At the new scale of three dollars a day, with all other trades and classes of labor paid on the old scale, the bricklayers had a good thing. Their cost of living was no more, the fifty per cent. advance put them in a position where they could indulge in comforts and some luxuries that were formerly beyond them.

Up to this point it was very well for the bricklayer, but hard on the plasterer, and so he and his fellow craftsmen got together and advanced their wages proportionately. And in turn this advance swept through the building trades, covering every phase of human effort that was expressed in the construction of a building, from the cellar to the roof, resulting in an increase, for labor and for materials, of perhaps fifty per cent. in the cost of a house in which these same mechanics lived.

It Would Be Wiser to Go Slowly in Assailing Our Tariff System.

If I am right in my analysis, should we not be wise to go slowly in the matter of assailing our Tariff system, which makes progress possible in this country at wages which, at all events, are a satisfaction to us, even though the net results are not

so much better than lower wages would be with a lower cost of living?

I somehow fancy that bigger wages and a more generous expenditure tend to shape up a bigger race of people, a race of greater confidence and of more self-respect -which means a better citizenship.

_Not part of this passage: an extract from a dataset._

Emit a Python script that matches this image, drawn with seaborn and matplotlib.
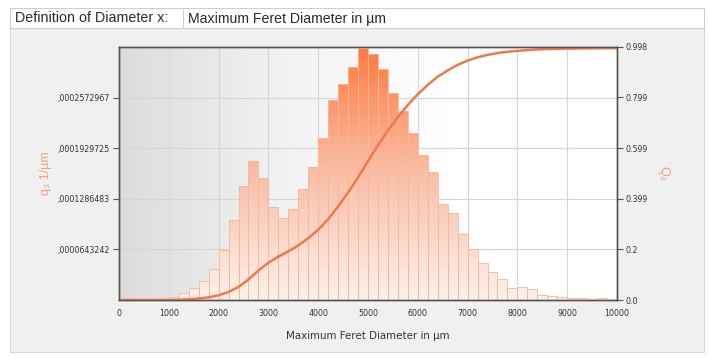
import matplotlib
matplotlib.use("Agg")
import matplotlib.pyplot as plt
from matplotlib import font_manager
from matplotlib.colors import LinearSegmentedColormap
from matplotlib.patches import Rectangle
import numpy as np
import pandas as pd
import seaborn as sns

# class edges (µm) and density q3 per class (1/µm)
bin_edges = np.arange(0, 10001, 200)
q3_density = [
    0.0, 0.0, 0.0, 0.0, 0.0000013,
    0.0000038, 0.0000089, 0.0000153, 0.0000242, 0.0000396,
    0.0000638, 0.0001021, 0.0001455, 0.0001761, 0.0001557,
    0.0001187, 0.0001047, 0.0001161, 0.0001417, 0.0001697,
    0.0002055, 0.0002540, 0.0002744, 0.0002961, 0.0003205,
    0.0003127, 0.0002935, 0.0002629, 0.0002399, 0.0002119,
    0.0001838, 0.0001621, 0.0001225, 0.0001110, 0.0000842,
    0.0000651, 0.0000472, 0.0000357, 0.0000268, 0.0000153,
    0.0000166, 0.0000140, 0.0000064, 0.0000051, 0.0000038,
    0.0000026, 0.0000026, 0.0000013, 0.0000026, 0.0000013,
]
left_ticks = [0.0000643242, 0.0001286483, 0.0001929725, 0.0002572967]
left_labels = [",0000643242", ",0001286483", ",0001929725", ",0002572967"]
left_max = 0.000321621
right_ticks = [0.0, 0.2, 0.399, 0.599, 0.799, 0.998]
right_labels = ["0.0", "0.2", "0.399", "0.599", "0.799", "0.998"]
x_ticks = list(range(0, 10001, 1000))

sns.set_style("white")
names = {f.name for f in font_manager.fontManager.ttflist}
narrow = "Liberation Sans Narrow" if "Liberation Sans Narrow" in names else "DejaVu Sans"
plt.rcParams["font.family"] = ["Liberation Sans", "DejaVu Sans"]


def condense(lab, size):
    lab.set_family(narrow)
    lab.set_fontstretch("condensed")
    lab.set_fontsize(size)


df = pd.DataFrame({"x": bin_edges[:-1] + 100, "q3": q3_density})
cum = np.concatenate([[0.0], np.cumsum(q3_density) * 200])
df_cum = pd.DataFrame({"x": bin_edges, "Q3": cum})

fig = plt.figure(figsize=(7.09, 3.58), dpi=100)
fig.patch.set_facecolor("white")

# frame: header row and grey panel
W, H = 709, 358
fig.patches.append(Rectangle((10 / W, 1 - 352 / H), 694 / W, 324 / H,
                             transform=fig.transFigure, facecolor="#f0f0f0",
                             edgecolor="#d8d8d8", lw=0.8, zorder=-5))
fig.patches.append(Rectangle((10 / W, 1 - 28 / H), 694 / W, 20 / H,
                             transform=fig.transFigure, facecolor="white",
                             edgecolor="#cfcfcf", lw=0.8, zorder=-5))
fig.add_artist(plt.Line2D([183 / W, 183 / W], [1 - 28 / H, 1 - 8 / H],
                          transform=fig.transFigure, color="#cfcfcf", lw=0.8))
fig.text(15 / W, 1 - 18.5 / H, "Definition of Diameter x:", fontsize=10.3,
         va="center", ha="left", color="#2a2a2a")
fig.text(188 / W, 1 - 18.5 / H, "Maximum Feret Diameter in µm", fontsize=10.2,
         va="center", ha="left", color="#2a2a2a")

ax = fig.add_axes([119 / W, 1 - 300 / H, 498 / W, 253 / H])
ax.set_xlim(0, 10000)
ax.set_ylim(0, left_max)

# background gradient, grey on the left to white on the right
bg = np.linspace(0, 1, 256).reshape(1, -1)
bg_cmap = LinearSegmentedColormap.from_list("bg", ["#dcdcdc", "#f2f2f2", "#ffffff", "#ffffff"])
ax.imshow(bg, extent=[0, 10000, 0, left_max], aspect="auto", cmap=bg_cmap,
          zorder=0, interpolation="bicubic")

ax.set_xticks(x_ticks)
ax.set_yticks(left_ticks)
ax.grid(True, color="#d6d6d6", lw=0.8, zorder=1)
ax.set_axisbelow(True)

sns.histplot(data=df, x="x", weights="q3", binwidth=200, binrange=(0, 10000),
             stat="count", ax=ax, color="#ff7f45", edgecolor="#f6b79c",
             linewidth=0.6, alpha=1.0, zorder=2)

# vertical gradient inside the bars
grad = np.linspace(0, 1, 256).reshape(-1, 1)
bar_cmap = LinearSegmentedColormap.from_list("bars", ["#fdf1ec", "#f9bea5", "#ff7a3f"])
for p in list(ax.patches):
    if p.get_height() <= 0:
        continue
    p.set_facecolor("none")
    im = ax.imshow(grad, extent=[p.get_x(), p.get_x() + p.get_width(), 0, left_max],
                   origin="lower", aspect="auto", cmap=bar_cmap, zorder=2,
                   interpolation="bicubic")
    im.set_clip_path(p)
    p.set_zorder(3)
ax.set_xlim(0, 10000)
ax.set_ylim(0, left_max)

ax.set_yticks(left_ticks)
ax.set_yticklabels(left_labels)
ax.set_xticks(x_ticks)
ax.set_xticklabels([str(t) for t in x_ticks])
ax.set_xlabel("Maximum Feret Diameter in µm", color="#333333", labelpad=9)
condense(ax.xaxis.label, 8.2)
ax.set_ylabel("q₃ 1/µm", fontsize=9, color="#f2a27e", labelpad=4)
ax.tick_params(axis="both", colors="#555555", length=4, pad=2.5,
               direction="out", labelcolor="#333333")
for lab in ax.get_xticklabels() + ax.get_yticklabels():
    condense(lab, 6.3)
for s in ax.spines.values():
    s.set_color("#555555")
    s.set_linewidth(1.0)

ax2 = ax.twinx()
ax2.set_ylim(0, 0.998)
sns.lineplot(data=df_cum, x="x", y="Q3", ax=ax2, color="#f0784a", lw=1.8)
ax2.set_xlim(0, 10000)
ax2.set_yticks(right_ticks)
ax2.set_yticklabels(right_labels)
ax2.set_ylabel("Q₃", fontsize=9, color="#f2a27e", rotation=270, labelpad=16)
ax2.set_xlabel("")
ax2.tick_params(axis="y", colors="#555555", length=4, pad=2,
                direction="out", labelcolor="#333333")
for lab in ax2.get_yticklabels():
    condense(lab, 6.3)
for s in ax2.spines.values():
    s.set_color("#555555")
    s.set_linewidth(1.0)
ax2.grid(False)

fig.savefig("out.png", dpi=100)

I want to say one word more about the Tariff. The special session of Congress called by President Taft two years ago to frame a new Tariff bill, got pretty badly tangled up in its effort to reduce the Tariff and at the same time increase the revenue with a view to meeting expenses of the government from this source. If Congress had forgotten all about revenue and had started out with the single purpose of creating a Tariff that would Protect our labor from the cheap labor of Europe and would do no more, all this row and mania about legislating

downward would have been obviated. We cannot mix up the problem of raising revenue with that of merely Protecting our labor, and make a good job of it.